OpenAI is establishing a new team led by Ilya Sutskever, the company’s chief scientist and co-founder, to develop strategies for guiding and controlling “superintelligent” AI systems. In a recent blog post, Sutskever and Jan Leike, a lead on OpenAI’s alignment team, anticipate the arrival of AI systems surpassing human intelligence within the next decade. Recognizing the potential risks associated with such advanced AI, they emphasize the need for research aimed at managing and restraining it.
The current methods for aligning AI, such as reinforcement learning from human feedback, rely on human supervision, but as AI surpasses human intelligence, this supervision becomes inadequate. To address the challenge of “superintelligence alignment,” OpenAI is forming a new Superalignment team, headed by Sutskever and Leike, which will have access to a significant amount of computing power. This team will consist of researchers and engineers from OpenAI’s previous alignment division, as well as experts from other organizations within the company, working together to tackle the technical obstacles associated with controlling superintelligent AI over the next four years.
The team’s approach involves creating a “human-level automated alignment researcher.” The ultimate goal is to train AI systems using human feedback, develop AI capable of evaluating other AI systems, and ultimately build AI that can conduct alignment research. OpenAI hypothesizes that AI can make faster progress in alignment research compared to humans.
While acknowledging the limitations and potential pitfalls, the team believes that using AI for evaluation and research will be instrumental in advancing alignment efforts. They acknowledge the challenges posed by inconsistencies, biases, and vulnerabilities that may arise from relying on AI for evaluation. Additionally, they recognize that certain aspects of the alignment problem may extend beyond engineering concerns.

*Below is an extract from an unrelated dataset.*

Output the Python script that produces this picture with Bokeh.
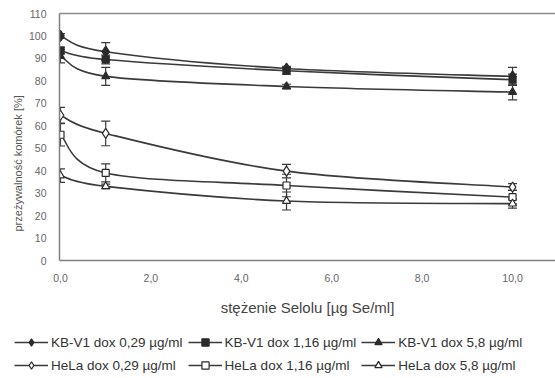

Despite the potential difficulties, Sutskever and Leike believe it is worth pursuing this avenue. They emphasize that superintelligence alignment is fundamentally a machine learning problem and that the expertise of machine learning experts, even those not currently working on alignment, will be crucial in finding solutions. OpenAI intends to share the outcomes of their research widely and considers contributing to the alignment and safety of AI models beyond OpenAI as an important aspect of their work.